Она вернулась, чтобы перехватить его на полпути. А потом сразу перешла к делу:
— Мы в сортире, да?
— Да. Миновали сифон и уже по пути в канализацию. — Он продолжал идти, причем, учитывая его комплекцию, с хорошей скоростью.
— Насколько это будет плохо?
— Ну, как говаривали в прошлом, когда Дик Никсон на этом самом месте пустил конституцию на конфетти, «это не преступление, а просто утаивание». Людям не важно, даже если их президент полный псих, главное — они должны знать об этом до того, как проголосуют.
— И теперь обидятся, потому что он не признался во время избирательной кампании.
— Вот именно.
Она не могла понять, раздражает ли Гольдштейна утечка известной ему информации или он разочарован в президенте, который скрыл от него этот факт.
Потом ей вспомнился эпизод с медицинскими картами.
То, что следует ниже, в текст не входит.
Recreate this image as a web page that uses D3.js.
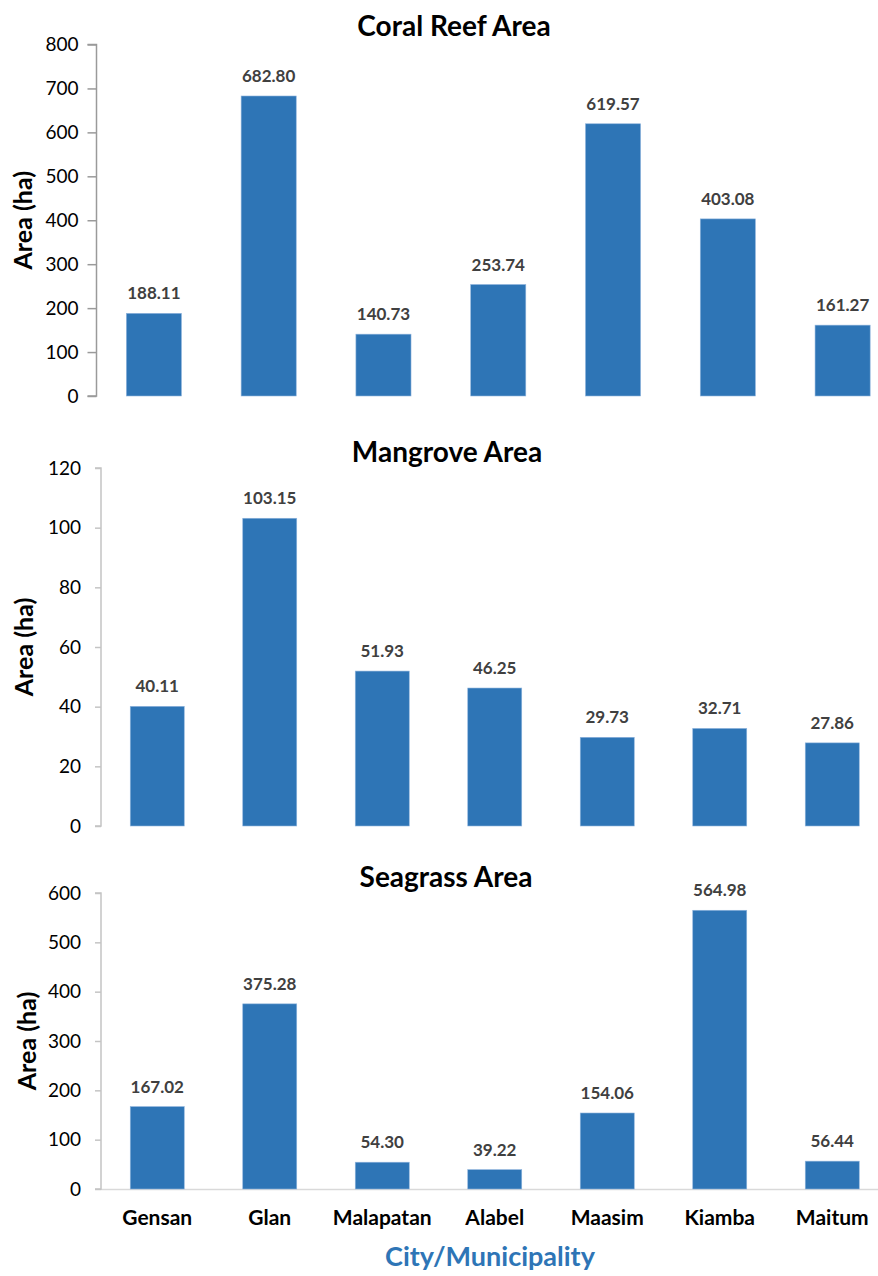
<!DOCTYPE html>
<html>
<head>
<meta charset="utf-8">
<script src="https://cdn.jsdelivr.net/npm/d3@7"></script>
<style>
  html, body { margin: 0; padding: 0; background: #ffffff; }
  svg { display: block; }
  text { font-family: Lato, "Open Sans", "DejaVu Sans", sans-serif; }
</style>
</head>
<body>
<svg id="chart" width="878" height="1276"></svg>
<script>
// Coastal habitat areas (hectares) by city / municipality
const categories = ["Gensan", "Glan", "Malapatan", "Alabel", "Maasim", "Kiamba", "Maitum"];
const coralReefArea = [188.11, 682.80, 140.73, 253.74, 619.57, 403.08, 161.27];
const mangroveArea  = [40.11, 103.15, 51.93, 46.25, 29.73, 32.71, 27.86];
const seagrassArea  = [167.02, 375.28, 54.30, 39.22, 154.06, 564.98, 56.44];
const coralTicks    = [0, 100, 200, 300, 400, 500, 600, 700, 800];
const mangroveTicks = [0, 20, 40, 60, 80, 100, 120];
const seagrassTicks = [0, 100, 200, 300, 400, 500, 600];

const svg = d3.select("#chart");
const barColor = "#2e75b6";
const fmt = d3.format(".2f");

const panels = [
  { title: "Coral Reef Area", values: coralReefArea, ticks: coralTicks,
    top: 44.5, bottom: 396, left: 96.5, right: 900, tickSize: 9, tickPad: 9,
    axisColor: "#9a9a9a", titleX: 454, titleY: 36, ytX: 32, baseline: false },
  { title: "Mangrove Area", values: mangroveArea, ticks: mangroveTicks,
    top: 468, bottom: 826, left: 101, right: 888.5, tickSize: 6, tickPad: 14,
    axisColor: "#c4c4c4", titleX: 447, titleY: 462, ytX: 33, baseline: false },
  { title: "Seagrass Area", values: seagrassArea, ticks: seagrassTicks,
    top: 893, bottom: 1189, left: 101, right: 888.5, tickSize: 6, tickPad: 14,
    axisColor: "#c4c4c4", titleX: 446, titleY: 887, ytX: 36, baseline: true }
];

panels.forEach((p, pi) => {
  const g = svg.append("g");
  const x = d3.scaleBand().domain(categories).range([p.left, p.right])
    .paddingInner(0.52).paddingOuter(0.26);
  const y = d3.scaleLinear().domain([0, d3.max(p.ticks)]).range([p.bottom, p.top]);

  // horizontal category baseline (bottom panel only)
  if (p.baseline) {
    g.append("line")
      .attr("x1", p.left).attr("x2", 878)
      .attr("y1", p.bottom + 0.5).attr("y2", p.bottom + 0.5)
      .attr("stroke", "#d9d9d9").attr("stroke-width", 1.5);
  }

  // value axis
  const yAxis = d3.axisLeft(y).tickValues(p.ticks).tickSize(p.tickSize)
    .tickPadding(p.tickPad).tickFormat(d3.format("d"));
  const ag = g.append("g").attr("transform", `translate(${p.left},0)`).call(yAxis);
  ag.select(".domain").attr("stroke", p.axisColor).attr("stroke-width", 1.5)
    .attr("d", `M${-p.tickSize},${p.top}H0V${p.bottom}H${-p.tickSize}`);
  ag.selectAll(".tick line").attr("stroke", p.axisColor).attr("stroke-width", 1.5);
  ag.selectAll(".tick text").attr("fill", "#000").attr("font-size", 19)
    .style("font-family", "Lato, sans-serif");

  // bars
  g.selectAll("rect.bar").data(p.values).join("rect")
    .attr("class", "bar")
    .attr("x", (d, i) => x(categories[i]))
    .attr("width", x.bandwidth())
    .attr("y", d => y(d))
    .attr("height", d => y(0) - y(d))
    .attr("fill", barColor)
    .attr("stroke", "#8fb4dc").attr("stroke-width", 0.6);

  // value labels
  g.selectAll("text.val").data(p.values).join("text")
    .attr("class", "val")
    .attr("x", (d, i) => x(categories[i]) + x.bandwidth() / 2)
    .attr("y", d => y(d) - 14)
    .attr("text-anchor", "middle")
    .attr("font-size", 17).attr("font-weight", 700).attr("fill", "#404040")
    .text(d => fmt(d));

  // panel title
  g.append("text")
    .attr("x", p.titleX).attr("y", p.titleY)
    .attr("text-anchor", "middle")
    .attr("font-size", 28).attr("font-weight", 700).attr("fill", "#000")
    .text(p.title);

  // y-axis title
  g.append("text")
    .attr("transform", `translate(${p.ytX},${(p.top + p.bottom) / 2}) rotate(-90)`)
    .attr("text-anchor", "middle")
    .attr("font-size", 25).attr("font-weight", 700).attr("fill", "#000")
    .text("Area (ha)");

  // category labels under the last panel
  if (pi === panels.length - 1) {
    g.selectAll("text.cat").data(categories).join("text")
      .attr("class", "cat")
      .attr("x", d => x(d) + x.bandwidth() / 2)
      .attr("y", 1225)
      .attr("text-anchor", "middle")
      .attr("font-size", 21).attr("font-weight", 700).attr("fill", "#000")
      .text(d => d);
  }
});

// x-axis title
svg.append("text")
  .attr("x", 490).attr("y", 1266)
  .attr("text-anchor", "middle")
  .attr("font-size", 27).attr("font-weight", 700).attr("fill", "#2e75b6")
  .text("City/Municipality");
</script>
</body>
</html>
В ходе кампании Марк Честер, гораздо более пожилой противник Бейкера, отказался обнародовать свою, представив вместо этого краткое «врачебное заключение». От Бейкера ожидали, что он воспользуется моментом и, предъявив полную медицинскую карту, утрет тем самым Честеру нос. Но он этого не сделал, предпочтя такое же заключение врача. И все его зауважали: проявил сочувствие к пожилому человеку.
Мэгги и в голову не пришло, что он использовал эту возможность, дабы избежать огласки собственных затруднений. Но сейчас все именно так и подумали. Или телеканал нагло лжет, или Стивену Бейкеру придется объяснить народу, почему он не открыл всю правду.
Она вернулась в свой кабинет и села за компьютер. Блоги были захвачены горячей новостью. Она открыла страницу Эндрю Салливана.
Это определяющий момент для республики. Душевная болезнь — одно из последних великих табу, хотя ей подвержен каждый третий американец. Стивен Бейкер должен был набраться храбрости, сказать правду и положить конец этому предрассудку.